Start Provided records

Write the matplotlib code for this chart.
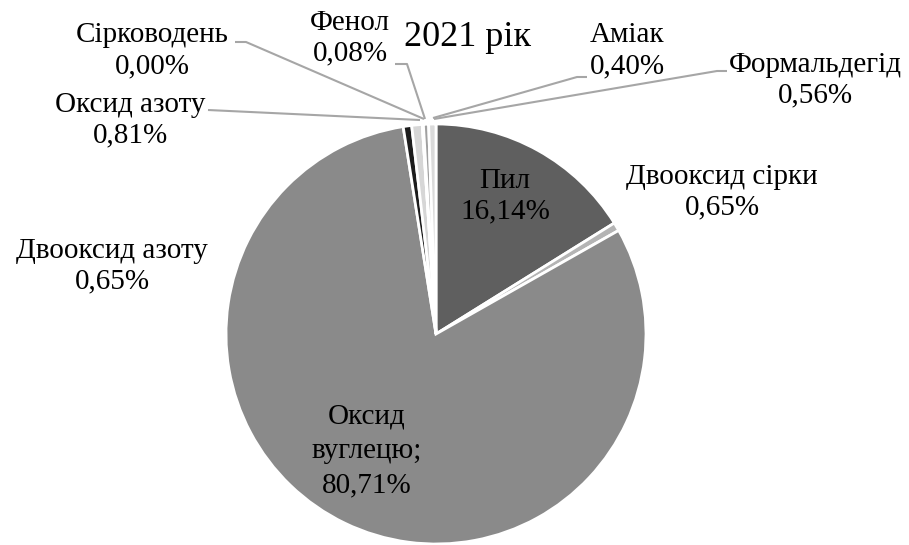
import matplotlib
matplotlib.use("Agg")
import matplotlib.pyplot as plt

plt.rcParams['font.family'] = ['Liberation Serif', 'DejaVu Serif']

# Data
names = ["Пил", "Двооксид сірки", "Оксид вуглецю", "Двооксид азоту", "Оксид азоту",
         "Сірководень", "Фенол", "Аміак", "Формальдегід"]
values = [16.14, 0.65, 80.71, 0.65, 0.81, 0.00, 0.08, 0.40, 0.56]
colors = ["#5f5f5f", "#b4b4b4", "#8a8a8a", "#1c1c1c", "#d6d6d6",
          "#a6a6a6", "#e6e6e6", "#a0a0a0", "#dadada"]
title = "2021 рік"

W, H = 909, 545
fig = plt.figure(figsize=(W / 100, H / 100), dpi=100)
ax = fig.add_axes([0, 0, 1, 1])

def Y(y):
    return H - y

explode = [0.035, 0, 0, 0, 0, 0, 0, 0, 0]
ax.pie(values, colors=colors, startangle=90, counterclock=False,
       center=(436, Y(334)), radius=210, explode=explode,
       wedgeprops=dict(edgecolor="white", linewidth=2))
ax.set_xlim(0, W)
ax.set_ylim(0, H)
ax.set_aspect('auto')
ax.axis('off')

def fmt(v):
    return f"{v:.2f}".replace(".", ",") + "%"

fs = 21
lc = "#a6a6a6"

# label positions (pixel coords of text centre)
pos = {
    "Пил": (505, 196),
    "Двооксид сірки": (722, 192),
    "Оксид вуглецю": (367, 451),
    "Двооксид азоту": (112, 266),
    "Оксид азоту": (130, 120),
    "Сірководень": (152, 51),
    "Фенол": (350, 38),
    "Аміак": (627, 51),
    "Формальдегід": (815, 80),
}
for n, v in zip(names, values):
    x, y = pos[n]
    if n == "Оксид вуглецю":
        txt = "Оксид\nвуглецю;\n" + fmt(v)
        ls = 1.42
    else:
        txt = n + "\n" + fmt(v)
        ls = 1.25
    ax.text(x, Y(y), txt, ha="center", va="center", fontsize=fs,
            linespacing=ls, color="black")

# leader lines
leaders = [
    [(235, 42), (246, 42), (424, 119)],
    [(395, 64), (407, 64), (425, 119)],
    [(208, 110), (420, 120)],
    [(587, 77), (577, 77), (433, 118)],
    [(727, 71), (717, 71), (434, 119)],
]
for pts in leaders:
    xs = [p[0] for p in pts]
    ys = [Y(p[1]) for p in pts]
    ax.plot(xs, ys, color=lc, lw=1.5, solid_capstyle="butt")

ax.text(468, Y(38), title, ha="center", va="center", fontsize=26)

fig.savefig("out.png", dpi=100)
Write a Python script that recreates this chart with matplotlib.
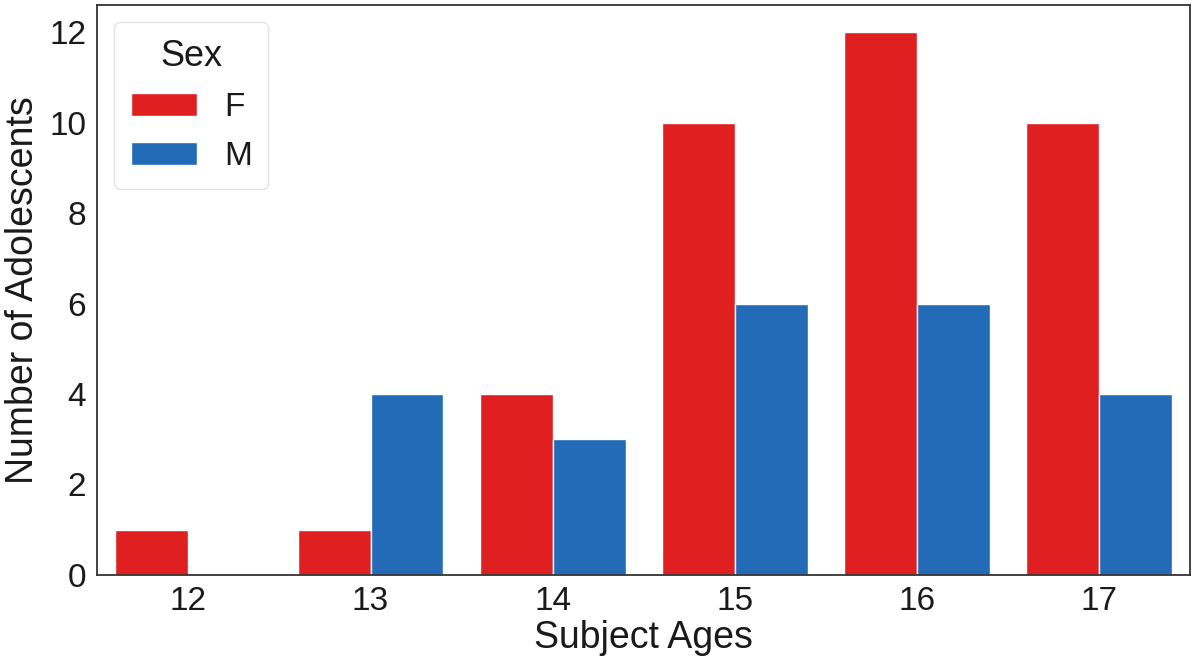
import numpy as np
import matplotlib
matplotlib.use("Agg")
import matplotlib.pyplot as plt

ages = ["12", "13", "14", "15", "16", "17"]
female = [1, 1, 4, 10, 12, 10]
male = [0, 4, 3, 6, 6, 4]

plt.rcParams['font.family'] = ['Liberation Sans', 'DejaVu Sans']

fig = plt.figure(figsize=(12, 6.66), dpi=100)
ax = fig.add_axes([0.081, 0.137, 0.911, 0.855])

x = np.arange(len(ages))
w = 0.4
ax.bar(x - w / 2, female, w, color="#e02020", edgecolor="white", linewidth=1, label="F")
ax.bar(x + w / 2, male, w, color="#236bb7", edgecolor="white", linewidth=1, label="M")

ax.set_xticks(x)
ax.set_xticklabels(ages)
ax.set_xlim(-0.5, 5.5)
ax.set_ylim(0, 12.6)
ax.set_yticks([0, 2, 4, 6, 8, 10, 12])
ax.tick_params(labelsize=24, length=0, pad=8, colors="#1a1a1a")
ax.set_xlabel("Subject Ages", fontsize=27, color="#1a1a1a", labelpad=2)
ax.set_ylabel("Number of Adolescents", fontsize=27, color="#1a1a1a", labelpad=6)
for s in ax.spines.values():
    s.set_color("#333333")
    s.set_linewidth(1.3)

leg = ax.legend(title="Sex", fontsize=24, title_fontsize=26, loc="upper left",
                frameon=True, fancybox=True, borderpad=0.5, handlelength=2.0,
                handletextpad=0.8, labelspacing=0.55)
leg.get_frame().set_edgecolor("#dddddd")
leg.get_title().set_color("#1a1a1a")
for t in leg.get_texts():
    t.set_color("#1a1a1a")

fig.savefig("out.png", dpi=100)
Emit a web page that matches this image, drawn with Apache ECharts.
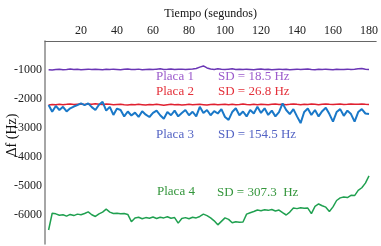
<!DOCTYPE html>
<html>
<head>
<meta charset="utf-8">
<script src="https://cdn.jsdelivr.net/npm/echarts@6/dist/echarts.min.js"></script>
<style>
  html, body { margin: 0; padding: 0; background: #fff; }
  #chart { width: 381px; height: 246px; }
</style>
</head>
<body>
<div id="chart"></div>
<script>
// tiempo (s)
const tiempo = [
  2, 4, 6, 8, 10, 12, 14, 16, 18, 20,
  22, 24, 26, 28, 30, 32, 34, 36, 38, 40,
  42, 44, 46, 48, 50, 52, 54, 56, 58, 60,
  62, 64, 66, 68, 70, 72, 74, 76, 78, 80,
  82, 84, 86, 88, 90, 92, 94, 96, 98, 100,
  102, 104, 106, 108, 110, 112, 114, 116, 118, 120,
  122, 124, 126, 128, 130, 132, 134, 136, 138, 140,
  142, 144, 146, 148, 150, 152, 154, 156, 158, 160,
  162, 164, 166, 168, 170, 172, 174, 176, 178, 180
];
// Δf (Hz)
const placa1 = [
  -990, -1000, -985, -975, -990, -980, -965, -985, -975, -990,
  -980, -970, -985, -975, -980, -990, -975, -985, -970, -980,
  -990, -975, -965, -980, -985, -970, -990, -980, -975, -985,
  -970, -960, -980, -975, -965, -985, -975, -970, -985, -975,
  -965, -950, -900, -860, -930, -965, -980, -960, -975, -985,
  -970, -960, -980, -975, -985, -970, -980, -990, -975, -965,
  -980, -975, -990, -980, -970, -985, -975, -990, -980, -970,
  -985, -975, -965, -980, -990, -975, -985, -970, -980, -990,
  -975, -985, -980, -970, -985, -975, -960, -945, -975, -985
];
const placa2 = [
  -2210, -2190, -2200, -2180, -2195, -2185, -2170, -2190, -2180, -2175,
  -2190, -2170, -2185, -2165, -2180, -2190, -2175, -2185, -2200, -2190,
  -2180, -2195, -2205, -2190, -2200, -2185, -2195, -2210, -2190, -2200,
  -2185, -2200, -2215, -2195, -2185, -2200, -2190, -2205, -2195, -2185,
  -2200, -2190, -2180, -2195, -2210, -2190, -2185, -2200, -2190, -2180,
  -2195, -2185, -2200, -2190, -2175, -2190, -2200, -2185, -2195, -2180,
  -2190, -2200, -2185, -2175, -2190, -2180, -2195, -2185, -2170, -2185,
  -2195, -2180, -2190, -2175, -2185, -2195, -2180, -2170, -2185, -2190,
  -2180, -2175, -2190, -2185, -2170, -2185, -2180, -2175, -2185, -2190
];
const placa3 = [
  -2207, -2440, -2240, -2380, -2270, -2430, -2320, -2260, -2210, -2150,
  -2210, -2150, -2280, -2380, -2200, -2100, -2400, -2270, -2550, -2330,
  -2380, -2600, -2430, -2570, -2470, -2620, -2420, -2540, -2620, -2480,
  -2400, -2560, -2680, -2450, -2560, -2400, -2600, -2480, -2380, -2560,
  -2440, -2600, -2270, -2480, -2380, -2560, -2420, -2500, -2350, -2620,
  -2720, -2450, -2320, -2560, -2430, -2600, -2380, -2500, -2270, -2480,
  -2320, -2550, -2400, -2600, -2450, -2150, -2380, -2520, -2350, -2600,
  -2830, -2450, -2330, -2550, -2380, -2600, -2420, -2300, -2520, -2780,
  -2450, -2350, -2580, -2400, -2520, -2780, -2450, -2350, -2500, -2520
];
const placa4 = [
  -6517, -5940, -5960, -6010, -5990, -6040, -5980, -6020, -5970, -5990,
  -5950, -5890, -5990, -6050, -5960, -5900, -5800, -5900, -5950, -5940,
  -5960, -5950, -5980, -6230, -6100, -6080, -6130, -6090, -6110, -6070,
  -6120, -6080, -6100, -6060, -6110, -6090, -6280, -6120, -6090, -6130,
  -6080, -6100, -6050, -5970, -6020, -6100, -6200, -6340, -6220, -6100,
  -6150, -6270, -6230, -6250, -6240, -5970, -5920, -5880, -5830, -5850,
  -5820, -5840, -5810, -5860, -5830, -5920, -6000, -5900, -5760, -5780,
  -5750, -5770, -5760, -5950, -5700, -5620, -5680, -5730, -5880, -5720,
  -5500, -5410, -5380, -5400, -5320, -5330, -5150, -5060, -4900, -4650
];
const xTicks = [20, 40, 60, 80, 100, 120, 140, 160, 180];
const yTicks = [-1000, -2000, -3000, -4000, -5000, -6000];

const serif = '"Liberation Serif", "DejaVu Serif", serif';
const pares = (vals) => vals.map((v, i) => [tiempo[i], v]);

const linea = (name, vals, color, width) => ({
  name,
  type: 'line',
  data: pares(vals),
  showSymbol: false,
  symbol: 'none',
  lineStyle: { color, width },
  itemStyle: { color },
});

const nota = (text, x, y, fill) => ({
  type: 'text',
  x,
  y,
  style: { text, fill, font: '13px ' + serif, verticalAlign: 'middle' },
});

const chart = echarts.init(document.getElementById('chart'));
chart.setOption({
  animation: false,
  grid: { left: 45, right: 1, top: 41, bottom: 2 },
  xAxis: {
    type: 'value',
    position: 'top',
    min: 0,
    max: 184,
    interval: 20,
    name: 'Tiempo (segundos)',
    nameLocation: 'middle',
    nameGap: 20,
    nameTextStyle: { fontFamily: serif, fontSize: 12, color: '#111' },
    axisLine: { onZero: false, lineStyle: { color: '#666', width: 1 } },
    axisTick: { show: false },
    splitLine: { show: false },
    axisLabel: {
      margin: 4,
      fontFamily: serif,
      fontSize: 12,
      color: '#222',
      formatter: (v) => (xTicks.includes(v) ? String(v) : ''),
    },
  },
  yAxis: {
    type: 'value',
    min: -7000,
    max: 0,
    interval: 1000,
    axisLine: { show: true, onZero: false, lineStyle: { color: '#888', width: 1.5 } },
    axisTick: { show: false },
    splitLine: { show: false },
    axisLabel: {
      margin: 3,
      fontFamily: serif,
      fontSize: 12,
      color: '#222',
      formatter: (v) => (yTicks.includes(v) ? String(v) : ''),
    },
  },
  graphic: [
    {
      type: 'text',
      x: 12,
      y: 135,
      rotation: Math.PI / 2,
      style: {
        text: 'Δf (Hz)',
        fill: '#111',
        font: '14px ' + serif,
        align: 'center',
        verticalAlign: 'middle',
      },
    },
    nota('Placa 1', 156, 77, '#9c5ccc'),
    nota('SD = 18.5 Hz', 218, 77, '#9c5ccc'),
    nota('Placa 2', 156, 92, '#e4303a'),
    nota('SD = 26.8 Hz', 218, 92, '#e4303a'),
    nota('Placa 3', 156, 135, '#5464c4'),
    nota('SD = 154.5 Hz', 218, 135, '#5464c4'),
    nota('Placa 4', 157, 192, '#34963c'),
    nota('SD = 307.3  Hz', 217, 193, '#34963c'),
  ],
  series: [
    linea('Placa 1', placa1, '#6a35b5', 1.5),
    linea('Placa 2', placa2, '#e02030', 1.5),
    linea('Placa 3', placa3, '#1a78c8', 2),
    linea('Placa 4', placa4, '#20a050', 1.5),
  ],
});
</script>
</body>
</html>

End Provided records

• [Objective]: Transcribe only the lines from the line holding "Write a Python" through the line holding "ax.bar(x + w", inclusive, without any of the pictures.

• [Task output]:
Write a Python script that recreates this chart with matplotlib.
import numpy as np
import matplotlib
matplotlib.use("Agg")
import matplotlib.pyplot as plt

ages = ["12", "13", "14", "15", "16", "17"]
female = [1, 1, 4, 10, 12, 10]
male = [0, 4, 3, 6, 6, 4]

plt.rcParams['font.family'] = ['Liberation Sans', 'DejaVu Sans']

fig = plt.figure(figsize=(12, 6.66), dpi=100)
ax = fig.add_axes([0.081, 0.137, 0.911, 0.855])

x = np.arange(len(ages))
w = 0.4
ax.bar(x - w / 2, female, w, color="#e02020", edgecolor="white", linewidth=1, label="F")
ax.bar(x + w / 2, male, w, color="#236bb7", edgecolor="white", linewidth=1, label="M")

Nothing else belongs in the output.